Carlota Bloom: En algunos casos, lo que funcionaba entonces era la pedagogía del miedo. No quiero decir que todos los maestros lo usasen como forma de enseñar, pero en la conciencia de los alumnos existía un mensaje claro: si molestas en clase te costará caro, y por partida doble, del maestro y de tus padres. Era impensable negociar los contenidos, así que callábamos y escuchábamos; a unos les iba bien y a otros mal, pero no había que rendir cuentas de ello. Jamás se hubiese planteado en aquella época una evaluación de diagnóstico y mucho menos una evaluación del profesorado. Y eso tampoco era bueno.
Mª José: La Filología en la facultad seguía planteada con los criterios de la erudición decimonónica o, como mucho, bajo la férula del estructuralismo. No creo que ninguno de los profesores universitarios que tuvimos hubiese tenido formación en didáctica y eso se notaba. En cuanto a la rebelión de los profes, no quiero ni pensar. Igual que en el Barroco, me da la impresión de que triunfa el 'neoestoicismo': sufre y abstente.
Patxo: Volvemos una y otra vez a las mismas cuestiones: formación universitaria apropiada, máster del profesorado centrado en la realidad del aula, oposiciones con criterios orientados a la práctica docente y no a la memorización de temas... Una utopía, sin duda. Gracias por dejarte ver por este saloncito que es tu casa.

Marcos Cadenato dijo...

Toni, efectivamente, una de las preocupaciones que como filólogos y, sobre todo, como profesores debemos tener es no provocar rechazo en nuestros alumnos. Quizá como se dijo en algún momento de la historia, "la inteligencia produce cadáveres" y tras tirar de bisturí dejamos un poema -cualquier texto- en los mismísimos huesos... Y, claro, nos dejamos en el quirófano los tendones, los músculos, las venas, las vísceras, la sangre... En fin, la vida... No sé...

Anónimo dijo...

QUÉ BONITA,PLÁSTICA Y VITAL IMAGEN LA TUYA, MARCOS CADENATO. SE NOTA QUE LLEVAS LA DOCENCIA EN LA "SANGRE". UN SALUDO DE UNA DOCENTE EN PARO.

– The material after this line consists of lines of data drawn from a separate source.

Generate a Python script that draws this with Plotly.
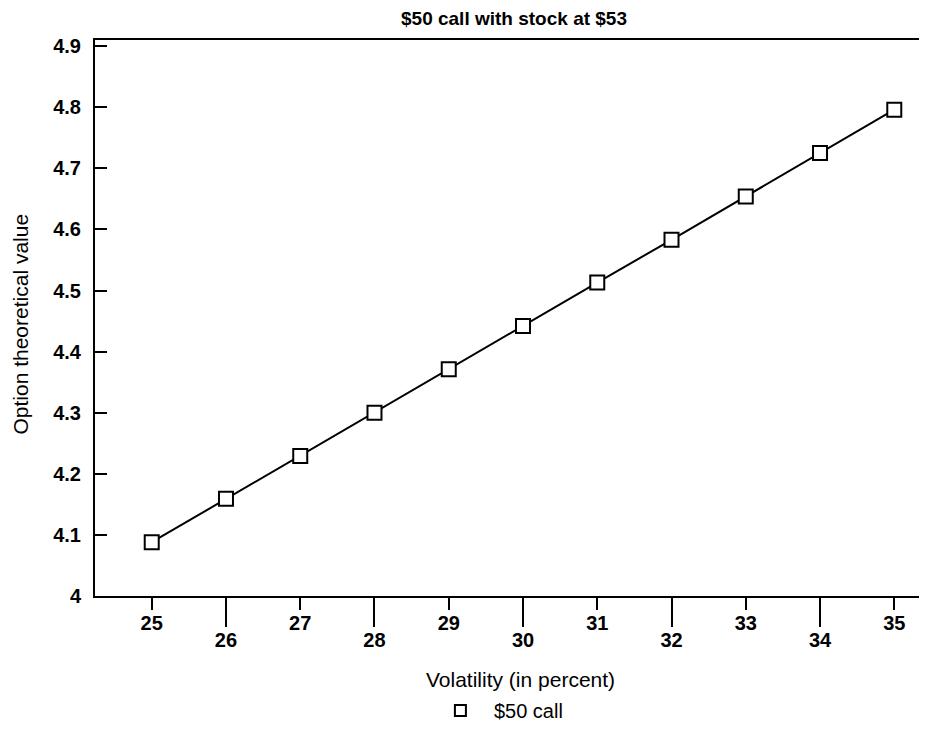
import plotly.graph_objects as go

volatility = [25, 26, 27, 28, 29, 30, 31, 32, 33, 34, 35]
call_value = [4.088, 4.159, 4.229, 4.300, 4.371, 4.442, 4.513, 4.583, 4.654, 4.725, 4.796]
odd_ticks = [25, 27, 29, 31, 33, 35]
even_ticks = [26, 28, 30, 32, 34]
y_ticks = [4, 4.1, 4.2, 4.3, 4.4, 4.5, 4.6, 4.7, 4.8, 4.9]
y_tick_labels = ["4", "4.1", "4.2", "4.3", "4.4", "4.5", "4.6", "4.7", "4.8", "4.9"]

FONT = "Liberation Sans, Arial, sans-serif"
xr = [24.236, 35.333]

fig = go.Figure()
fig.add_trace(go.Scatter(
    x=volatility, y=call_value, mode="lines+markers", name="$50 call",
    line=dict(color="black", width=2),
    marker=dict(symbol="square", size=14, color="white", line=dict(color="black", width=2)),
    xaxis="x", yaxis="y", showlegend=False,
))
# legend-only entry (marker only, as in the reference)
fig.add_trace(go.Scatter(
    x=[None], y=[None], mode="markers", name="$50 call",
    marker=dict(symbol="square", size=11, color="white", line=dict(color="black", width=2)),
    xaxis="x", yaxis="y", showlegend=True,
))
fig.add_trace(go.Scatter(
    x=volatility, y=call_value, mode="lines", line=dict(width=0, color="rgba(0,0,0,0)"),
    showlegend=False, hoverinfo="skip", xaxis="x2", yaxis="y",
))

tickfont = dict(family=FONT, size=20, color="black", weight="bold")

fig.update_layout(
    width=911, height=722,
    margin=dict(l=87, r=0, t=32, b=134, autoexpand=False),
    paper_bgcolor="white", plot_bgcolor="white",
    showlegend=True,
    legend=dict(orientation="h", x=0.4028, xanchor="left", y=-0.2058, yanchor="middle",
                font=dict(family=FONT, size=20, color="black"),
                itemwidth=57, bgcolor="rgba(0,0,0,0)"),
    xaxis=dict(range=xr, tickmode="array", tickvals=odd_ticks, ticktext=[str(v) for v in odd_ticks],
               ticks="outside", ticklen=12, tickwidth=2, tickcolor="black",
               showline=True, linecolor="black", linewidth=2, mirror=True,
               showgrid=False, zeroline=False, tickfont=tickfont,
               ticklabelstandoff=-4),
    xaxis2=dict(range=xr, overlaying="x", side="bottom", anchor="y",
                tickmode="array", tickvals=even_ticks, ticktext=[str(v) for v in even_ticks],
                ticks="outside", ticklen=30, tickwidth=2, tickcolor="black",
                showline=False, showgrid=False, zeroline=False, tickfont=tickfont,
                ticklabelstandoff=-4),
    yaxis=dict(range=[4, 4.91], tickmode="array", tickvals=y_ticks, ticktext=y_tick_labels,
               ticks="inside", ticklen=12, tickwidth=2, tickcolor="black",
               showline=True, linecolor="black", linewidth=2,
               showgrid=False, zeroline=False, tickfont=tickfont,
               ticklabelstandoff=8),
    annotations=[
        dict(text="$50 call with stock at $53", xref="paper", yref="paper", x=0.5085, y=1.0378,
             xanchor="center", yanchor="middle", showarrow=False,
             font=dict(family=FONT, size=19, color="black", weight="bold")),
        dict(text="Volatility (in percent)", xref="paper", yref="paper", x=0.5158, y=-0.1510,
             xanchor="center", yanchor="middle", showarrow=False,
             font=dict(family=FONT, size=21, color="black")),
        dict(text="Option theoretical value", xref="paper", yref="paper", x=-0.0905, y=0.489,
             xanchor="center", yanchor="middle", showarrow=False, textangle=-90,
             font=dict(family=FONT, size=21, color="black")),
    ],
)

fig.write_html("out.html")
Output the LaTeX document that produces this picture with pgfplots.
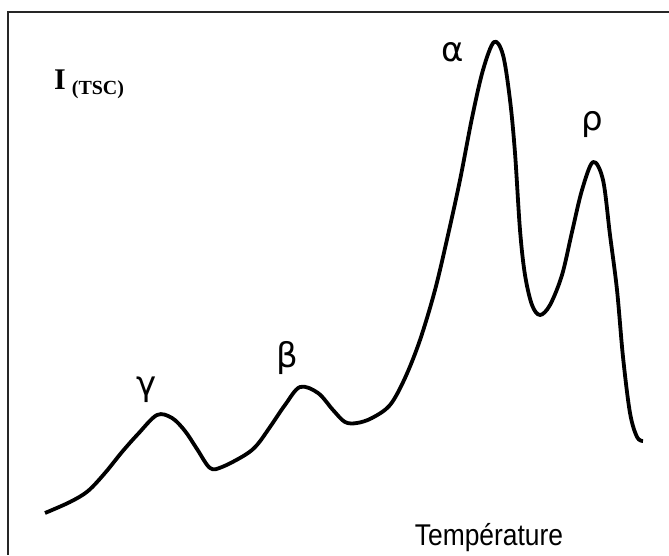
\documentclass[border=0pt]{standalone}
\usepackage{fontspec}
\setmainfont{Liberation Sans}
\newfontfamily\timesfont{Liberation Serif}
\newfontfamily\greekfont{DejaVu Sans}
\newfontfamily\narrowfont[FakeStretch=0.88]{Liberation Sans}
\usepackage{pgfplots}
\pgfplotsset{compat=1.18}

\begin{document}
\begin{tikzpicture}
\useasboundingbox (0,0) rectangle (669pt,555pt);
\begin{axis}[
  at={(0,0)}, anchor=south west,
  width=669pt, height=555pt, scale only axis,
  xmin=0, xmax=669, ymin=0, ymax=555,
  axis lines=none, clip=false,
]
% frame (top and left edges)
\draw[line width=2.2pt, black!85] (axis cs:7,543) -- (axis cs:669,543);
\draw[line width=1.4pt, black!85] (axis cs:8,543) -- (axis cs:8,0);

% TSC spectrum
\addplot[black, line width=3.8pt, smooth, tension=0.55, line cap=butt, line join=round] coordinates {
(45,42) (70,53) (88,64) (105,82) (122,103) (138,121) (157,140) (172,137)
(185,124) (197,106) (210,87) (222,88) (245,100) (257,110) (270,128)
(285,150) (300,168) (318,162) (333,145) (345,133) (357,132) (372,137)
(390,150) (405,177) (420,215) (435,265) (448,320) (460,375) (472,437)
(483,485) (494,513) (503,500) (510,455) (515,402) (520,325) (525,280)
(532,250) (540,240) (550,250) (562,280) (572,323) (582,365) (593,393)
(603,375) (610,320) (617,265) (623,198) (630,142) (637,118) (643,114)
};

% peak labels
\tikzset{peak/.style={font=\greekfont\fontsize{34}{34}\selectfont, text=black}}
\node[peak] at (axis cs:147,165) {γ};
\node[peak] at (axis cs:287,197) {β};
\node[peak] at (axis cs:453,503) {α};
\node[peak] at (axis cs:592,430) {ρ};

% axis titles
\node[anchor=base, inner sep=0pt, font=\narrowfont\fontsize{30}{30}\selectfont] at (axis cs:489,10) {Température};
\node[anchor=base west, inner sep=0pt] at (axis cs:54,465)
  {\timesfont\bfseries\fontsize{30}{30}\selectfont I\hspace{6pt}\raisebox{-5pt}{\fontsize{20}{20}\selectfont (TSC)}};
\end{axis}
\end{tikzpicture}
\end{document}
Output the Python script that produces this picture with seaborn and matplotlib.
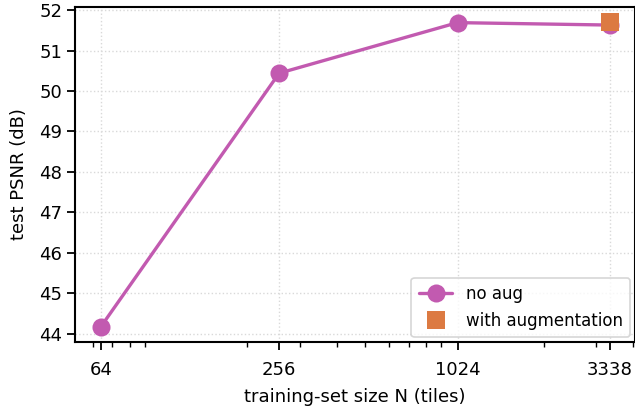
import matplotlib
matplotlib.use("Agg")
import matplotlib.pyplot as plt
import matplotlib.ticker as mticker
import seaborn as sns
import pandas as pd

# === Data
sizes = [64, 256, 1024, 3338]
psnr_no_aug = [44.17, 50.44, 51.69, 51.63]
aug_sizes = [3338]
psnr_aug = [51.70]
tick_labels = ["64", "256", "1024", "3338"]

df_no = pd.DataFrame({"N": sizes, "psnr": psnr_no_aug})
df_aug = pd.DataFrame({"N": aug_sizes, "psnr": psnr_aug})

PURPLE = "#c25ab0"
ORANGE = "#dc7a42"

sns.set_style("ticks", {"text.color": "black", "axes.labelcolor": "black",
                        "xtick.color": "black", "ytick.color": "black"})
plt.rcParams["font.family"] = ["DejaVu Sans"]

fig = plt.figure(figsize=(6.35, 4.09), dpi=100)
ax = fig.add_axes([0.1187, 0.1638, 0.8813, 0.8191])

sns.lineplot(data=df_no, x="N", y="psnr", ax=ax, color=PURPLE, lw=2.4,
             marker="o", markersize=13, markeredgewidth=0, label="no aug", zorder=3)
sns.lineplot(data=df_aug, x="N", y="psnr", ax=ax, color=ORANGE, linestyle="none",
             marker="s", markersize=13, markeredgewidth=0, label="with augmentation", zorder=4)

ax.set_xscale("log")
ax.set_xticks(sizes, labels=tick_labels)
ax.xaxis.set_minor_formatter(mticker.NullFormatter())
ax.margins(x=0.05, y=0.05)

ax.grid(True, which="major", linestyle=":", color="#d9d9d9", lw=1)
for s in ax.spines.values():
    s.set_linewidth(1.5)
    s.set_color("black")
ax.tick_params(which="major", length=6, width=1.3, labelsize=13)
ax.tick_params(axis="x", which="major", pad=8)
ax.tick_params(which="minor", length=3.5, width=1.0)

ax.set_xlabel("training-set size N (tiles)", fontsize=13, labelpad=6)
ax.set_ylabel("test PSNR (dB)", fontsize=13, labelpad=8)

leg = ax.legend(loc="lower right", fontsize=12, frameon=True, borderpad=0.45,
                handlelength=2.0, borderaxespad=0.3)
leg.get_frame().set_edgecolor("#cccccc")
leg.get_frame().set_linewidth(1.2)

fig.savefig("out.png", dpi=100)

Antoni de la Torre dijo...

A mí, cuando me contaban y hacían estudiar la historia de la Literatura que fuese durante el BUP o la carrera de Filo, me entraba complejo por no entrever, deducir o relacionar tanta información como quería el profesor. Y echábamos mano de la memoria para salir del paso en la profundización de los textos literarios. La lectura como disfrute, tertulia o indagación colectiva de tantas buenas obras era lo de menos. El único objetivo era superar el examen de datos y demostrar una atención enorme al texto sin saber por dónde vendrían los tiros en el examen. Como hoy, según compruebo en muchos casos. Sin embargo, algo ha cambiado a peor, diría yo. La semana pasada todos mis ex-alumnos que están en 1º de Bachiller, se han leído el Quijote por medio de un resumen de 24 páginas que está en internet y han superado una prueba de lectura. Hecha la ley (del poco sentido dado a una lectura), hecha la trampa. ¿Quién es más culpable? Un saludo, Toni.

doloretes dijo...

Tuve la inmensa suerte de tener magníficos profesores de Literatura y Lengua tanto en el Bachiller como en la Facultad de Magisterio, no sé cómo lo hicieron pero me abrieron un mundo inmenso que sigo recorriendo que es la lectura y la palabra. Pero la didáctica la he tenido que ir descubriendo yo solita o en compañía de otros inquietos como yo. Y siempre con la duda: no sé si voy dejando la semilla y mis alumnos sabrán expresarse correctamente y tendrán la lectura como fuente de placer y de información. No sé si acabaremos cuerdos porque la tristeza que nos está embargando ante el futuro inminente es más fuerte que la esperanza. Seguiremos en la brecha hasta que el cuerpo aguante, verdad Antonio?